Sir James Munby, one of the most senior judges in England and Wales, has issued a direct challenge to the government by authorising the courts to cover the costs of justice being served after recent cuts by the Ministry of Justice (MoJ) to legal aid funding.

Munby, president of the family division of the high court, has ruled that if the Legal Aid Agency refuses to provide lawyers, the court service should pay for them instead. This comes after a warning from divorce solicitors that the family court system is under threat due to a lack of representation for many clients.

This ruling is intended to cover three separate family cases involving fathers who wish to have a role in their child’s life having no access to lawyers who can argue for them, while the mothers have received public funding to pay for legal representation.

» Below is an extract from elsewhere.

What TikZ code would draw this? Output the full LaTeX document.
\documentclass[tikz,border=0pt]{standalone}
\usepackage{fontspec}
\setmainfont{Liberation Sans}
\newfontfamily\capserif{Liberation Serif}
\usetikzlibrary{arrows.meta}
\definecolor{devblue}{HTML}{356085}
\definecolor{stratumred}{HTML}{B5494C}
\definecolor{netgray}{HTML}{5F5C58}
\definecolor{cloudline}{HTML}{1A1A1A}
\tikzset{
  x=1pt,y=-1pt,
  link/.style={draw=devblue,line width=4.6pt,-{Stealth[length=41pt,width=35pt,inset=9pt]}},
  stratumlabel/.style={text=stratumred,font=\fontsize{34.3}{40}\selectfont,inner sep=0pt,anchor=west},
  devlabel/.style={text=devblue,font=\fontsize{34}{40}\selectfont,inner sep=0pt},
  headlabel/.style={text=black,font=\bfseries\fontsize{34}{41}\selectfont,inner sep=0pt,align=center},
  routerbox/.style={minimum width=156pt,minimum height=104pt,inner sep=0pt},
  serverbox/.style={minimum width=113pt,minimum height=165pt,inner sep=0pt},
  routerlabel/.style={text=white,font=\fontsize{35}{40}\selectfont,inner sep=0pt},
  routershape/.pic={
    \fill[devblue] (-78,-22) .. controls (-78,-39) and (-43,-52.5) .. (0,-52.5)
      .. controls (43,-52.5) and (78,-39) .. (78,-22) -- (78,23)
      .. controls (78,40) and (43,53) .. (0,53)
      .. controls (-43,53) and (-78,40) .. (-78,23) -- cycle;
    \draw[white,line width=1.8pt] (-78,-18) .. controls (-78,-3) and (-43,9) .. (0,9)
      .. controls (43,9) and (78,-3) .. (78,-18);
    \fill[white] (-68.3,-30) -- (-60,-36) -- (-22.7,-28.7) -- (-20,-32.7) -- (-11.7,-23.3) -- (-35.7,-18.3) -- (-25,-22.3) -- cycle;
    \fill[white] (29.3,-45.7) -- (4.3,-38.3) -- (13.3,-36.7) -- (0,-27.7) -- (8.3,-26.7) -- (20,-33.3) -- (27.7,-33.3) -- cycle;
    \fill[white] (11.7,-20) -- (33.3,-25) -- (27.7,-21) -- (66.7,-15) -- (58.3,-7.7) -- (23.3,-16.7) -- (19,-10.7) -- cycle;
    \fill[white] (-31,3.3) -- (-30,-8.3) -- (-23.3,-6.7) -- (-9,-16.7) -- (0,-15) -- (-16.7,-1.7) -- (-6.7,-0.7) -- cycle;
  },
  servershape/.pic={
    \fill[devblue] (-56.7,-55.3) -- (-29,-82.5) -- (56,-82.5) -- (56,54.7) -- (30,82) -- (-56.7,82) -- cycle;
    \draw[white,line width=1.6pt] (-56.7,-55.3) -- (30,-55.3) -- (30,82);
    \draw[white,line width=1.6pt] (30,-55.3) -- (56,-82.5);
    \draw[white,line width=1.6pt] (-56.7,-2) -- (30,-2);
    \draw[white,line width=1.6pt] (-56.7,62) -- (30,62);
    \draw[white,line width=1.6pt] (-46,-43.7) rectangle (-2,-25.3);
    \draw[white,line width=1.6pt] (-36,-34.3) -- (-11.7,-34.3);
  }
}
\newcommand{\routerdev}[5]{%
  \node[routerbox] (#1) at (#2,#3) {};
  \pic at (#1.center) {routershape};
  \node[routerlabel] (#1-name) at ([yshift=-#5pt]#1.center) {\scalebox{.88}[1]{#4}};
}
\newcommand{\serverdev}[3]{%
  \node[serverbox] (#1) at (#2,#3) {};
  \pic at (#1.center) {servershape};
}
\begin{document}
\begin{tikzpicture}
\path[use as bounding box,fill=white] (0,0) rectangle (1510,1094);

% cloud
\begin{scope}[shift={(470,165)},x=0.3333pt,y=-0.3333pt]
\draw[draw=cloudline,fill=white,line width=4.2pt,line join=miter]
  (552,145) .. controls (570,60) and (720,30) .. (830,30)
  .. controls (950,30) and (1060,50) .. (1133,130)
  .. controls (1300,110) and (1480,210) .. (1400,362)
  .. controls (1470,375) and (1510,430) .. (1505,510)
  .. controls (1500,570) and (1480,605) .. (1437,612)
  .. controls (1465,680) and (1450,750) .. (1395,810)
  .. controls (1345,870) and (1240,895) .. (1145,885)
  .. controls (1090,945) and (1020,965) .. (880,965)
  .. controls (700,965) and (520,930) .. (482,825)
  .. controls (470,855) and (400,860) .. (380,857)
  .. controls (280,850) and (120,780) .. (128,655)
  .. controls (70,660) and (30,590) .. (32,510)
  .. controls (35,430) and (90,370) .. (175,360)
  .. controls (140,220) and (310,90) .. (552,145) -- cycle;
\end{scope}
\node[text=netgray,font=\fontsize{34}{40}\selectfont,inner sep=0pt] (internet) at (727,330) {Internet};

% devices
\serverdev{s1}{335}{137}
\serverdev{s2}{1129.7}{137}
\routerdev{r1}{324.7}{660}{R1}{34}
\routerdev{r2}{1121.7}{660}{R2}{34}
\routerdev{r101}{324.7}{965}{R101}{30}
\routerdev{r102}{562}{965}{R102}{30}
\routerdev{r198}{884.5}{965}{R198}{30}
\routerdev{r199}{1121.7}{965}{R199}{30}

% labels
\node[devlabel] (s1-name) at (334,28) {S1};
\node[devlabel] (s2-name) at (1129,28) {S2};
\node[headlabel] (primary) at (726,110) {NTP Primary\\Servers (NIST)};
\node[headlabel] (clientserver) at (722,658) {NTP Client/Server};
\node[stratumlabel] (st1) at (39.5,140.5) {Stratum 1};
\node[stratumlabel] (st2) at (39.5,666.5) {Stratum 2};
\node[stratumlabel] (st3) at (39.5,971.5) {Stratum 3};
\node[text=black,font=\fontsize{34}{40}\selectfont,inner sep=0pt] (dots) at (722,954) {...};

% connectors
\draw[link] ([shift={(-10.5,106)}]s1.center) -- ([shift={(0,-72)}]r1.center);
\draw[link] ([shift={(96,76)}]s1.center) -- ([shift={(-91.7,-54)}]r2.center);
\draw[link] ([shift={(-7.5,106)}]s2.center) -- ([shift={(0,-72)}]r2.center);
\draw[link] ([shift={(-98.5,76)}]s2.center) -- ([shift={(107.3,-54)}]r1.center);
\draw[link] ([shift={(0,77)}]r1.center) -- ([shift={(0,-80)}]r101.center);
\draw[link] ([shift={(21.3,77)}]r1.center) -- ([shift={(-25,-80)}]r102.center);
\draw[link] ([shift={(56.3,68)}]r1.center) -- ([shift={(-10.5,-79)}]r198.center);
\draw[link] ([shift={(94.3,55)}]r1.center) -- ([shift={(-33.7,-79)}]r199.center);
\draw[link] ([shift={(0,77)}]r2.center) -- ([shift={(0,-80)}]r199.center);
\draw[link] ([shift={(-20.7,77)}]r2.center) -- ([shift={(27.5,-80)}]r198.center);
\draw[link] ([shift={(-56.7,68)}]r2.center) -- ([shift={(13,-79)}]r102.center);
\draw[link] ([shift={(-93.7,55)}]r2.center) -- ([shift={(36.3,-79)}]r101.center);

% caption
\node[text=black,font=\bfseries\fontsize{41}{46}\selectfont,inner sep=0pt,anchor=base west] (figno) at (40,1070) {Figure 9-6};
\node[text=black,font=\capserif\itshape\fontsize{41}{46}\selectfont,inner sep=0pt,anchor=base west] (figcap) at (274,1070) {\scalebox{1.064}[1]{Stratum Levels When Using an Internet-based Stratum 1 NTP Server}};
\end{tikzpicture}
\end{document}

Munby added that the problems have been mostly worsened by the Legal Aid, Sentencing and Punishment of Offenders Act 2012. As a result of the Act, representation in court cases has fallen significantly, while the number of cases where neither party is represented has drastically increased.

He has declared that in the three specific trials, the costs will instead have to fall to Her Majesty’s Courts & Tribunals Service. Unless the parties are represented, they may not be given the fair trial they are entitled to under article 6, and their private and family life could be at risk under article 8 of the European convention of human rights.

Munby notes, however, that this ruling was a last resort, and should not be made except by or having first consulted a high court or designated family judge.

The MoJ is considering the judgement, while Bill Waddington, chair of the Criminal Law Solicitors Association, stated that the decision showed any remaining support for Chris Grayling, Lord Chancellor and Secretary of State for Justice, has disappeared.